Dexter is in a shorter groom, when he gets a bath maybe once a month, he gets his comb out the day before. Dexter will be 5 years old in October. Dexter hates grooming, so he has finally gotten a break. I probably only clip him down maybe twice a year.

The first two years is intense grooming...you are getting the Havs used to being groomed just in case you are going to fight out the "Blowing Coat" stage. This stage the tangles and mats are from hell. Mats appear before your eyes just after you just finish combing. 

So, to answer your question....it really depends how old your Hav is and how much you are willing to put into your grooming.


----------



## DebW (Jun 11, 2013)

RoutineAvocado (you need to explain that screen name some time), are there specific wipes meant for cleaning the ears? I didn't know there was such a thing.


----------



## Ruth4Havs (May 13, 2013)

We just keep it simple, nothing too fancy. Comb every day, brush teeth every day:brushteeth:, clean out eye boogies once in a while. We bathe once a week:bathbaby:, and clean his ears after the bath with a moist/damp washcloth. Oh yes, and clip nails when too long.


----------



## RoutineAvocado (Feb 6, 2013)

DebW said:


> RoutineAvocado (you need to explain that screen name some time), are there specific wipes meant for cleaning the ears? I didn't know there was such a thing.


I found the ear wipes at our local independent pet store. Earth bath brand, I think. They work well and are very gentle (non-medicated).

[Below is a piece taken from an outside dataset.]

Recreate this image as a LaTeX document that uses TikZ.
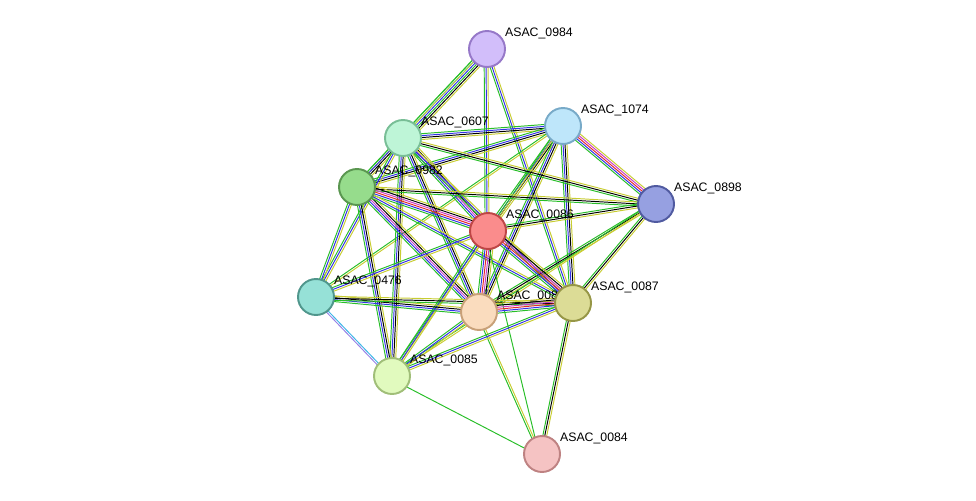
\documentclass[tikz,border=0pt]{standalone}
\usepackage{fontspec}
\setmainfont{Liberation Sans}
\usetikzlibrary{calc}
\definecolor{sgreen}{RGB}{40,190,40}
\definecolor{sblue}{RGB}{50,50,230}
\definecolor{syel}{RGB}{200,205,50}
\definecolor{sred}{RGB}{230,40,40}
\definecolor{smag}{RGB}{200,60,200}
\definecolor{slav}{RGB}{150,130,230}
\definecolor{scyan}{RGB}{60,180,230}
\tikzset{
  prot/.style={circle, minimum size=0.72cm, inner sep=0pt, line width=1.1pt},
  lbl/.style={anchor=south west, inner sep=1pt, font=\fontsize{7}{8}\selectfont},
}
% multi-coloured link between two proteins
\newcommand\lnk[3]{%
  \foreach \c [count=\i] in {#3}{%
    \pgfmathsetmacro\off{(\i-2.5)*1.1}
    \draw[\c, line width=0.55pt] ($(#1)!\off pt!90:(#2)$) -- ($(#2)!\off pt!-90:(#1)$);
  }}
\begin{document}
\begin{tikzpicture}[x=0.02cm, y=-0.02cm]
    \useasboundingbox (0,0) rectangle (976,500);
    % positions
    \coordinate (a0984) at (487,49);
    \coordinate (a1074) at (563,126);
    \coordinate (a0607) at (403,138);
    \coordinate (a0982) at (357,187);
    \coordinate (a0898) at (656,204);
    \coordinate (a0086) at (488,231);
    \coordinate (a0476) at (316,297);
    \coordinate (a0089) at (479,312);
    \coordinate (a0087) at (573,303);
    \coordinate (a0085) at (392,376);
    \coordinate (a0084) at (542,454);

    % links
    \lnk{a0984}{a0607}{sgreen,scyan,sblue,sgreen,black,syel}
    \lnk{a0984}{a0086}{sgreen,sblue,syel}
    \lnk{a0984}{a0087}{sgreen,sblue,syel}
    \lnk{a0984}{a0982}{sgreen,syel}
    \lnk{a1074}{a0607}{sgreen,sblue,black,syel}
    \lnk{a1074}{a0982}{sgreen,sblue,black,syel}
    \lnk{a1074}{a0086}{sgreen,sblue,black,syel}
    \lnk{a1074}{a0089}{sgreen,sblue,black,syel}
    \lnk{a1074}{a0087}{sgreen,sblue,black,syel}
    \lnk{a1074}{a0898}{sgreen,sblue,sred,smag,syel}
    \lnk{a1074}{a0476}{sgreen,syel}
    \lnk{a1074}{a0085}{sgreen,syel}
    \lnk{a0607}{a0982}{sgreen,sblue,black,syel}
    \lnk{a0607}{a0898}{sgreen,black,syel}
    \lnk{a0607}{a0086}{sgreen,sblue,smag,black,syel}
    \lnk{a0607}{a0089}{sgreen,sblue,black,syel}
    \lnk{a0607}{a0087}{sgreen,sblue,syel}
    \lnk{a0607}{a0476}{sgreen,sblue,syel}
    \lnk{a0607}{a0085}{sgreen,sblue,black,syel}
    \lnk{a0982}{a0898}{sgreen,black,syel}
    \lnk{a0982}{a0086}{sgreen,sblue,sred,smag,black,syel}
    \lnk{a0982}{a0089}{sgreen,sblue,smag,black,syel}
    \lnk{a0982}{a0087}{sgreen,sblue,syel}
    \lnk{a0982}{a0476}{sgreen,sblue,syel}
    \lnk{a0982}{a0085}{sgreen,sblue,black,syel}
    \lnk{a0898}{a0086}{sgreen,black,syel}
    \lnk{a0898}{a0089}{sgreen,black,syel}
    \lnk{a0898}{a0087}{sgreen,black,syel}
    \lnk{a0898}{a0085}{sgreen,syel}
    \lnk{a0086}{a0476}{sgreen,sblue,syel}
    \lnk{a0086}{a0089}{sgreen,sblue,sred,smag,black,syel}
    \lnk{a0086}{a0087}{sgreen,sblue,sred,smag,black,syel}
    \lnk{a0086}{a0085}{sgreen,sblue,syel}
    \lnk{a0086}{a0084}{sgreen}
    \lnk{a0476}{a0089}{sgreen,sblue,black,syel}
    \lnk{a0476}{a0087}{sgreen,black,syel}
    \lnk{a0476}{a0085}{slav,scyan}
    \lnk{a0089}{a0087}{sgreen,sblue,sred,smag,black,syel}
    \lnk{a0089}{a0085}{sgreen,sblue,syel}
    \lnk{a0089}{a0084}{sgreen,syel}
    \lnk{a0087}{a0085}{sgreen,sblue,syel}
    \lnk{a0087}{a0084}{sgreen,black,syel}
    \lnk{a0085}{a0084}{sgreen}

    % proteins
    \node[prot, fill={rgb,255:red,210;green,190;blue,250}, draw={rgb,255:red,150;green,120;blue,200}] (p0984) at (a0984) {};
    \node[lbl] at ($(p0984)+(16,-8)$) {ASAC\_0984};
    \node[prot, fill={rgb,255:red,190;green,230;blue,250}, draw={rgb,255:red,120;green,170;blue,200}] (p1074) at (a1074) {};
    \node[lbl] at ($(p1074)+(16,-8)$) {ASAC\_1074};
    \node[prot, fill={rgb,255:red,190;green,245;blue,215}, draw={rgb,255:red,120;green,190;blue,150}] (p0607) at (a0607) {};
    \node[lbl] at ($(p0607)+(16,-8)$) {ASAC\_0607};
    \node[prot, fill={rgb,255:red,150;green,220;blue,140}, draw={rgb,255:red,90;green,150;blue,80}] (p0982) at (a0982) {};
    \node[lbl] at ($(p0982)+(16,-8)$) {ASAC\_0982};
    \node[prot, fill={rgb,255:red,150;green,160;blue,225}, draw={rgb,255:red,80;green,90;blue,160}] (p0898) at (a0898) {};
    \node[lbl] at ($(p0898)+(16,-8)$) {ASAC\_0898};
    \node[prot, fill={rgb,255:red,250;green,140;blue,140}, draw={rgb,255:red,190;green,70;blue,70}] (p0086) at (a0086) {};
    \node[lbl] at ($(p0086)+(16,-8)$) {ASAC\_0086};
    \node[prot, fill={rgb,255:red,150;green,225;blue,215}, draw={rgb,255:red,80;green,150;blue,140}] (p0476) at (a0476) {};
    \node[lbl] at ($(p0476)+(16,-8)$) {ASAC\_0476};
    \node[prot, fill={rgb,255:red,250;green,220;blue,190}, draw={rgb,255:red,200;green,160;blue,120}] (p0089) at (a0089) {};
    \node[lbl] at ($(p0089)+(16,-8)$) {ASAC\_0089};
    \node[prot, fill={rgb,255:red,220;green,220;blue,150}, draw={rgb,255:red,150;green,150;blue,70}] (p0087) at (a0087) {};
    \node[lbl] at ($(p0087)+(16,-8)$) {ASAC\_0087};
    \node[prot, fill={rgb,255:red,225;green,250;blue,190}, draw={rgb,255:red,160;green,190;blue,120}] (p0085) at (a0085) {};
    \node[lbl] at ($(p0085)+(16,-8)$) {ASAC\_0085};
    \node[prot, fill={rgb,255:red,245;green,195;blue,195}, draw={rgb,255:red,190;green,130;blue,130}] (p0084) at (a0084) {};
    \node[lbl] at ($(p0084)+(16,-8)$) {ASAC\_0084};
\end{tikzpicture}
\end{document}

Screen name explanation: "routine" describes my personality and organization obsession. "Avocado" is a play on the French word for attorney, which is what I do all day when not obsessing about my pup. I'm an orderly law nerd, hence: routine avocado. And I eat a lot of avocados so that's a bonus. Bummer that they're toxic to pups.

Sent from Petguide.com Free App


----------



## RoutineAvocado (Feb 6, 2013)

Follow up on the nail trimming class I mentioned: it was great! There were two parts. First was teaching her to scratch on a board covered in sand paper. This will replace clipping the front claws if we do it occasionally. It took her awhile to catch on but now she loves it! The second part was nail clipper desensitization because we still have to clip the dewclaw and maybe the back nails if the city cement doesn't naturally keep them short enough. That's going to be a slower process.

Sent from Petguide.com Free App


----------